## Request
Begin with the opening line of the records and extract each line through the one holding "const FONT = 'Liberation"; pictures are not part of the copy.

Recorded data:

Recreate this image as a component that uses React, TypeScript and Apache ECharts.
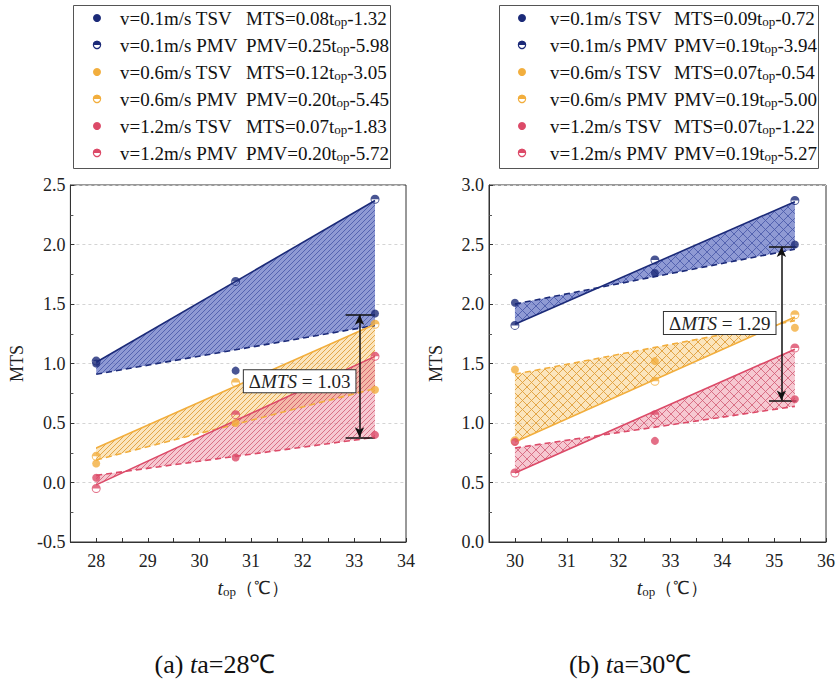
import React, { useEffect, useRef } from 'react';
import * as echarts from 'echarts';

const FONT = 'Liberation Serif, Times New Roman, serif';

// ---------- names / legend text ----------
const seriesNames = [
  'v=0.1m/s TSV', 'v=0.1m/s PMV',
  'v=0.6m/s TSV', 'v=0.6m/s PMV',
  'v=1.2m/s TSV', 'v=1.2m/s PMV',
];
const eqHeadA = ['MTS=0.08t', 'PMV=0.25t', 'MTS=0.12t', 'PMV=0.20t', 'MTS=0.07t', 'PMV=0.20t'];
const eqTailA = ['-1.32', '-5.98', '-3.05', '-5.45', '-1.83', '-5.72'];
const eqHeadB = ['MTS=0.09t', 'PMV=0.19t', 'MTS=0.07t', 'PMV=0.19t', 'MTS=0.07t', 'PMV=0.19t'];
const eqTailB = ['-0.72', '-3.94', '-0.54', '-5.00', '-1.22', '-5.27'];

// ---------- (a) ta = 28 ----------
const xA = [28, 30.7, 33.4];
const tsvA01 = [1.0, 0.94, 1.42];
const pmvA01 = [1.02, 1.69, 2.38];
const tsvA06 = [0.16, 0.5, 0.78];
const pmvA06 = [0.22, 0.84, 1.33];
const tsvA12 = [0.04, 0.21, 0.4];
const pmvA12 = [-0.05, 0.57, 1.06];
const fitXA = [28, 33.4];
const pmvFitA01 = [1.01, 2.37];
const tsvFitA01 = [0.91, 1.32];
const pmvFitA06 = [0.29, 1.33];
const tsvFitA06 = [0.19, 0.79];
const pmvFitA12 = [-0.02, 1.06];
const tsvFitA12 = [0.06, 0.38];

// ---------- (b) ta = 30 ----------
const xB = [30, 32.7, 35.4];
const tsvB01 = [2.01, 2.26, 2.5];
const pmvB01 = [1.82, 2.37, 2.87];
const tsvB06 = [1.45, 1.52, 1.8];
const pmvB06 = [0.85, 1.35, 1.91];
const tsvB12 = [0.84, 0.85, 1.2];
const pmvB12 = [0.58, 1.07, 1.63];
const fitXB = [30, 35.4];
const pmvFitB01 = [1.83, 2.86];
const tsvFitB01 = [2.0, 2.46];
const pmvFitB06 = [0.84, 1.89];
const tsvFitB06 = [1.41, 1.86];
const pmvFitB12 = [0.58, 1.62];
const tsvFitB12 = [0.79, 1.14];

// ---------- axes ----------
const xRangeA = [27.5, 34];
const yRangeA = [-0.5, 2.5];
const xRangeB = [29.5, 36];
const yRangeB = [0, 3];

// annotations
const deltaA = { x: 33.1, top: 1.41, bottom: 0.38, capL: 32.83, capR: 33.4, lx: 31.94, ly: 0.85, text: '1.03' };
const deltaB = { x: 35.14, top: 2.48, bottom: 1.19, capL: 34.9, capR: 35.43, lx: 33.95, ly: 1.84, text: '1.29' };

const COLORS = ['#1b2a78', '#f2ae3d', '#dc4a68'];
const FILL_BG = ['rgba(100,115,195,0.72)', 'rgba(246,190,90,0.4)', 'rgba(232,110,135,0.38)'];
const FILL_LINE = ['rgba(75,90,170,0.85)', 'rgba(225,160,60,0.9)', 'rgba(210,90,115,0.8)'];

const HALF =
  'path://M1,10 A9,9 0 0 1 19,10 Z M1,10 L3,10 A7,7 0 0 0 17,10 L19,10 A9,9 0 0 1 1,10 Z';

function hatch(line: string, bg: string, cross: boolean, size: number) {
  const c = document.createElement('canvas');
  c.width = size;
  c.height = size;
  const g = c.getContext('2d')!;
  g.fillStyle = bg;
  g.fillRect(0, 0, size, size);
  g.strokeStyle = line;
  g.lineWidth = 1;
  g.beginPath();
  g.moveTo(-1, size + 1);
  g.lineTo(size + 1, -1);
  g.moveTo(-1, 1);
  g.lineTo(1, -1);
  g.moveTo(size - 1, size + 1);
  g.lineTo(size + 1, size - 1);
  if (cross) {
    g.moveTo(-1, -1);
    g.lineTo(size + 1, size + 1);
    g.moveTo(size - 1, -1);
    g.lineTo(size + 1, 1);
    g.moveTo(-1, size - 1);
    g.lineTo(1, size + 1);
  }
  g.stroke();
  return { image: c, repeat: 'repeat', imageWidth: size, imageHeight: size };
}

type Cfg = {
  x: number[];
  tsv: number[][];
  pmv: number[][];
  fitX: number[];
  pmvFit: number[][];
  tsvFit: number[][];
  xRange: number[];
  yRange: number[];
  eqHead: string[];
  eqTail: string[];
  delta: typeof deltaA;
  cross: boolean;
  gridLeft: number;
  gridWidth: number;
  legendBox: number[]; // x, y, w, h
  markerX: number;
  nameX: number;
  eqX: number;
  caption: string[];
  captionX: number;
};

function legendGraphic(cfg: Cfg): any[] {
  const [bx, by, bw, bh] = cfg.legendBox;
  const els: any[] = [
    {
      type: 'rect',
      shape: { x: bx + 0.5, y: by + 0.5, width: bw, height: bh },
      style: { fill: '#fff', stroke: '#555', lineWidth: 1 },
      z: 10,
    },
  ];
  seriesNames.forEach((name, i) => {
    const cy = by + 13 + i * 27;
    const color = COLORS[Math.floor(i / 2)];
    if (i % 2 === 0) {
      els.push({ type: 'circle', shape: { cx: cfg.markerX, cy, r: 4 }, style: { fill: color }, z: 11 });
    } else {
      els.push({
        type: 'circle',
        shape: { cx: cfg.markerX, cy, r: 3.6 },
        style: { fill: 'rgba(255,255,255,0.9)', stroke: color, lineWidth: 1.2 },
        z: 11,
      });
      els.push({
        type: 'sector',
        shape: { cx: cfg.markerX, cy, r0: 0, r: 4.2, startAngle: Math.PI, endAngle: Math.PI * 2, clockwise: true },
        style: { fill: color },
        z: 12,
      });
    }
    els.push({
      type: 'text',
      x: cfg.nameX,
      y: cy,
      z: 11,
      style: {
        text: name,
        fontFamily: FONT,
        fontSize: 19,
        fill: '#111',
        verticalAlign: 'middle',
        textVerticalAlign: 'middle',
      },
    });
    els.push({
      type: 'text',
      x: cfg.eqX,
      y: cy,
      z: 11,
      style: {
        text: '{e|' + cfg.eqHead[i] + '}{s|op}{e|' + cfg.eqTail[i] + '}',
        fontFamily: FONT,
        fontSize: 19,
        fill: '#111',
        verticalAlign: 'middle',
        textVerticalAlign: 'middle',
        rich: {
          e: { fontFamily: FONT, fontSize: 19, lineHeight: 20, fill: '#111', color: '#111' },
          s: { fontFamily: FONT, fontSize: 13, lineHeight: 10, verticalAlign: 'bottom', fill: '#111', color: '#111' },
        },
      },
    });
  });
  return els;
}

function buildOption(cfg: Cfg): any {
  const series: any[] = [];
  // fills
  for (let k = 0; k < 3; k++) {
    const solid = cfg.pmvFit[k];
    const dashed = cfg.tsvFit[k];
    const fx = cfg.fitX;
    const pattern = hatch(FILL_LINE[k], FILL_BG[k], cfg.cross, cfg.cross ? 9 : 5);
    series.push({
      type: 'custom',
      name: 'fill' + k,
      z: 1,
      silent: true,
      data: [[fx[0], solid[0], dashed[0]]],
      renderItem: (_p: any, api: any) => {
        const pts = [
          api.coord([fx[0], solid[0]]),
          api.coord([fx[1], solid[1]]),
          api.coord([fx[1], dashed[1]]),
          api.coord([fx[0], dashed[0]]),
        ];
        return { type: 'polygon', shape: { points: pts }, style: { fill: pattern, stroke: 'none' } };
      },
    });
  }
  // fit lines
  for (let k = 0; k < 3; k++) {
    series.push({
      type: 'line',
      name: 'pmvfit' + k,
      z: 3,
      symbol: 'none',
      data: cfg.fitX.map((v, i) => [v, cfg.pmvFit[k][i]]),
      lineStyle: { color: COLORS[k], width: 1.6, type: 'solid' },
    });
    const s: any = {
      type: 'line',
      name: 'tsvfit' + k,
      z: 3,
      symbol: 'none',
      data: cfg.fitX.map((v, i) => [v, cfg.tsvFit[k][i]]),
      lineStyle: { color: COLORS[k], width: 1.6, type: [6, 4] },
    };
    if (k === 2) {
      const d = cfg.delta;
      s.markLine = {
        silent: true,
        symbol: ['arrow', 'arrow'],
        symbolSize: [7, 10],
        label: { show: false },
        lineStyle: { color: '#111', width: 1.5, type: 'solid' },
        data: [
          [{ coord: [d.x, d.top] }, { coord: [d.x, d.bottom] }],
          [{ coord: [d.capL, d.top], symbol: 'none' }, { coord: [d.capR, d.top], symbol: 'none' }],
          [{ coord: [d.capL, d.bottom], symbol: 'none' }, { coord: [d.capR, d.bottom], symbol: 'none' }],
        ],
      };
      s.markPoint = {
        silent: true,
        symbol: 'circle',
        symbolSize: 1,
        itemStyle: { color: 'rgba(0,0,0,0)' },
        label: {
          show: true,
          position: 'inside',
          formatter: '{d|Δ}{i|MTS}{d| = ' + d.text + '}',
          backgroundColor: '#fff',
          borderColor: '#333',
          borderWidth: 1,
          padding: [2, 5, 1, 5],
          rich: {
            d: { fontFamily: FONT, fontSize: 19, color: '#222' },
            i: { fontFamily: FONT, fontSize: 19, fontStyle: 'italic', color: '#222' },
          },
        },
        data: [{ coord: [d.lx, d.ly] }],
      };
    }
    series.push(s);
  }
  // scatter points
  for (let k = 0; k < 3; k++) {
    series.push({
      type: 'scatter',
      name: seriesNames[2 * k],
      z: 5,
      symbol: 'circle',
      symbolSize: 8,
      itemStyle: { color: COLORS[k] },
      data: cfg.x.map((v, i) => [v, cfg.tsv[k][i]]),
    });
    series.push({
      type: 'scatter',
      name: seriesNames[2 * k + 1],
      z: 5,
      symbol: HALF,
      symbolSize: 9,
      itemStyle: { color: COLORS[k] },
      data: cfg.x.map((v, i) => [v, cfg.pmv[k][i]]),
    });
  }

  return {
    animation: false,
    backgroundColor: '#fff',
    textStyle: { fontFamily: FONT },
    grid: {
      left: cfg.gridLeft,
      top: 185,
      width: cfg.gridWidth,
      height: 357,
      show: true,
      borderColor: '#333',
      borderWidth: 1,
      backgroundColor: 'transparent',
    },
    xAxis: {
      type: 'value',
      min: cfg.xRange[0],
      max: cfg.xRange[1],
      interval: 0.5,
      name: '{i|t}{s|op}{n|（℃）}',
      nameLocation: 'middle',
      nameGap: 36,
      nameTextStyle: {
        fontFamily: FONT,
        fontSize: 20,
        color: '#222',
        padding: [0, 0, 0, 30],
        rich: {
          i: { fontFamily: FONT, fontSize: 20, fontStyle: 'italic', color: '#222' },
          s: { fontFamily: FONT, fontSize: 13, lineHeight: 10, verticalAlign: 'bottom', color: '#222' },
          n: { fontFamily: FONT, fontSize: 18, color: '#222' },
        },
      },
      axisLine: { onZero: false, lineStyle: { color: '#333', width: 1 } },
      axisTick: { inside: true, length: 4, lineStyle: { color: '#333' } },
      axisLabel: {
        fontFamily: FONT,
        fontSize: 18,
        color: '#222',
        margin: 10,
        formatter: (v: number) => (Number.isInteger(v) ? String(v) : ''),
      },
      splitLine: { show: false },
    },
    yAxis: {
      type: 'value',
      min: cfg.yRange[0],
      max: cfg.yRange[1],
      interval: 0.5,
      name: 'MTS',
      nameLocation: 'middle',
      nameGap: 44,
      nameRotate: 90,
      nameTextStyle: { fontFamily: FONT, fontSize: 18, color: '#222' },
      axisLine: { onZero: false, lineStyle: { color: '#333', width: 1 } },
      axisTick: { inside: true, length: 4, lineStyle: { color: '#333' } },
      minorTick: { show: true, splitNumber: 2, length: 3, lineStyle: { color: '#555' } },
      axisLabel: {
        fontFamily: FONT,
        fontSize: 18,
        color: '#222',
        margin: 5,
        formatter: (v: number) => v.toFixed(1),
      },
      splitLine: { show: true, lineStyle: { color: '#d4d4d4', type: [3, 3], width: 1 } },
    },
    graphic: [
      ...legendGraphic(cfg),
      {
        type: 'text',
        x: cfg.captionX,
        y: 664,
        style: {
          text: cfg.caption[0] + '{i|t}' + cfg.caption[1],
          fontFamily: FONT,
          fontSize: 26,
          fill: '#111',
          align: 'center',
          textAlign: 'center',
          verticalAlign: 'middle',
          textVerticalAlign: 'middle',
          rich: {
            i: { fontFamily: FONT, fontSize: 26, fontStyle: 'italic', fill: '#111', color: '#111' },
          },
        },
      },
    ],
    series,
  };
}

const cfgA: Cfg = {
  x: xA,
  tsv: [tsvA01, tsvA06, tsvA12],
  pmv: [pmvA01, pmvA06, pmvA12],
  fitX: fitXA,
  pmvFit: [pmvFitA01, pmvFitA06, pmvFitA12],
  tsvFit: [tsvFitA01, tsvFitA06, tsvFitA12],
  xRange: xRangeA,
  yRange: yRangeA,
  eqHead: eqHeadA,
  eqTail: eqTailA,
  delta: deltaA,
  cross: false,
  gridLeft: 68,
  gridWidth: 338,
  legendBox: [73, 5, 317, 163],
  markerX: 97,
  nameX: 120,
  eqX: 246,
  caption: ['(a) ', 'a=28℃'],
  captionX: 215,
};

const cfgB: Cfg = {
  x: xB,
  tsv: [tsvB01, tsvB06, tsvB12],
  pmv: [pmvB01, pmvB06, pmvB12],
  fitX: fitXB,
  pmvFit: [pmvFitB01, pmvFitB06, pmvFitB12],
  tsvFit: [tsvFitB01, tsvFitB06, tsvFitB12],
  xRange: xRangeB,
  yRange: yRangeB,
  eqHead: eqHeadB,
  eqTail: eqTailB,
  delta: deltaB,
  cross: true,
  gridLeft: 69,
  gridWidth: 339,
  legendBox: [80, 5, 319, 163],
  markerX: 103,
  nameX: 131,
  eqX: 255,
  caption: ['(b) ', 'a=30℃'],
  captionX: 211,
};

function Panel({ cfg, left }: { cfg: Cfg; left: number }) {
  const ref = useRef<HTMLDivElement>(null);
  useEffect(() => {
    if (!ref.current) return;
    const chart = echarts.init(ref.current, undefined, { renderer: 'svg' });
    chart.setOption(buildOption(cfg));
    return () => chart.dispose();
  }, [cfg]);
  return (
    <div
      ref={ref}
      style={{ position: 'absolute', left, top: 0, width: 419, height: 686 }}
    />
  );
}

export default function App() {
  return (
    <div style={{ position: 'fixed', left: 0, top: 0, width: 838, height: 686, background: '#fff' }}>
      <Panel cfg={cfgA} left={0} />
      <Panel cfg={cfgB} left={419} />
    </div>
  );
}
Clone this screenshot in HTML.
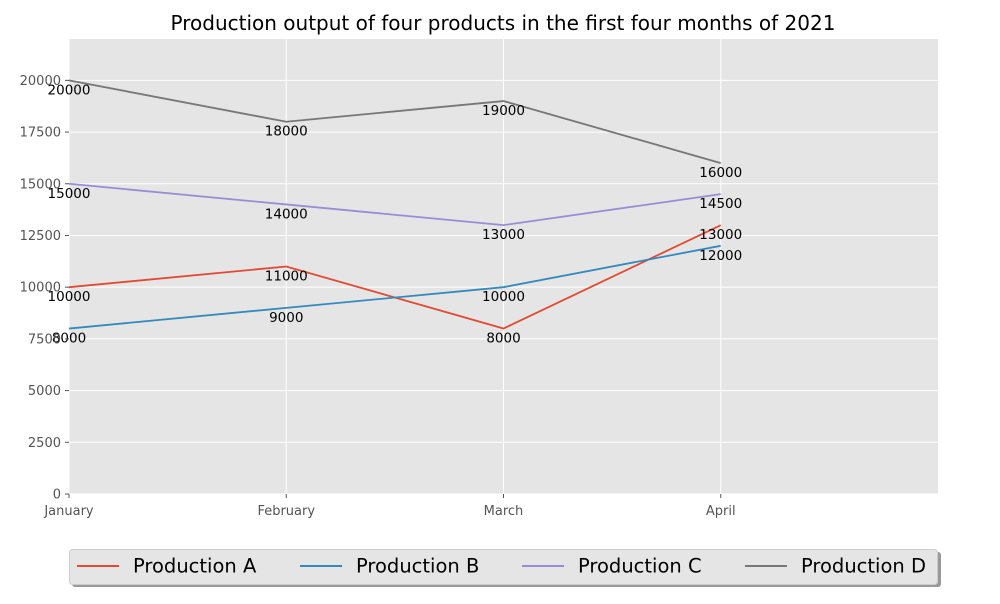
<!DOCTYPE html>
<html><head><meta charset="utf-8"><style>
body{margin:0;background:#fff;font-family:"DejaVu Sans","Liberation Sans",sans-serif}
svg text{font-family:"DejaVu Sans","Liberation Sans",sans-serif}
</style></head><body>
<svg id="chart" width="1000" height="600" xmlns="http://www.w3.org/2000/svg">
<rect width="1000" height="600" fill="#fff"/>
<text x="503" y="30" text-anchor="middle" font-size="20" fill="#000">Production output of four products in the first four months of 2021</text>
<rect x="69" y="39" width="869" height="455" fill="#e5e5e5"/>
<g id="grid"></g><g id="series"></g><g id="axes"></g>
<g>
<rect x="72" y="552" width="869" height="35" rx="3" fill="#999"/>
<rect x="69.5" y="549.5" width="868" height="35" rx="3" fill="#e5e5e5" stroke="#ccc"/>
<g id="legend-items"></g>
</g>
</svg>
<script>
const months=["January","February","March","April"];
const seriesNames=["Production A","Production B","Production C","Production D"];
const prodA=[10000,11000,8000,13000];
const prodB=[8000,9000,10000,12000];
const prodC=[15000,14000,13000,14500];
const prodD=[20000,18000,19000,16000];
const yTicks=[0,2500,5000,7500,10000,12500,15000,17500,20000];
const colors=["#e24a33","#348abd","#988ed5","#777777"];
const NS="http://www.w3.org/2000/svg";
const L=69,R=938,T=39,B=494,XMAX=4,YMAX=22000;
const xs=i=>L+i*(R-L)/XMAX, ys=v=>B-v*(B-T)/YMAX;
function mk(t,a,p){const e=document.createElementNS(NS,t);for(const k in a)e.setAttribute(k,a[k]);p.appendChild(e);return e;}
const grid=document.getElementById('grid'),axes=document.getElementById('axes'),ser=document.getElementById('series');
yTicks.forEach(v=>{
 const g=mk('line',{x1:L,x2:R,y1:ys(v),y2:ys(v),stroke:'#fff','stroke-width':1},grid);
 
 
 mk('line',{x1:L-4,x2:L,y1:ys(v),y2:ys(v),stroke:'#555'},axes);
 const t=mk('text',{x:L-8,y:ys(v)+4.5,'text-anchor':'end','font-size':13,fill:'#555'},axes);t.textContent=v;
 
 
});
months.forEach((m,i)=>{
 const g=mk('line',{x1:xs(i),x2:xs(i),y1:T,y2:B,stroke:'#fff'},grid);
 
 
 mk('line',{x1:xs(i),x2:xs(i),y1:B,y2:B+4,stroke:'#555'},axes);
 const t=mk('text',{x:xs(i),y:B+21,'text-anchor':'middle','font-size':13,fill:'#555'},axes);t.textContent=m;
 
 
});
[prodA,prodB,prodC,prodD].forEach((d,s)=>{
 const p=mk('polyline',{points:d.map((v,i)=>xs(i)+','+ys(v)).join(' '),fill:'none',stroke:colors[s],'stroke-width':1.8},ser);
 
 
 d.forEach((v,i)=>{
  const t=mk('text',{x:xs(i),y:ys(v)+14,'text-anchor':'middle','font-size':13.5,fill:'#000'},ser);t.textContent=v;
  
  
 });
});
const li=document.getElementById('legend-items');
const lx=[77,300,522,745];
seriesNames.forEach((n,s)=>{
 const g=mk('g',{},li);
 
 
 mk('line',{x1:lx[s],x2:lx[s]+42,y1:566,y2:566,stroke:colors[s],'stroke-width':2},g);
 const t=mk('text',{x:lx[s]+56,y:572.5,'font-size':19.5,fill:'#000'},g);t.textContent=n;
});
</script>
</body></html>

## Problem solution
Recreate this image as a component that uses React, TypeScript and Apache ECharts.
import React, { useEffect, useRef } from 'react';
import * as echarts from 'echarts';

const FONT = 'Liberation Serif, Times New Roman, serif';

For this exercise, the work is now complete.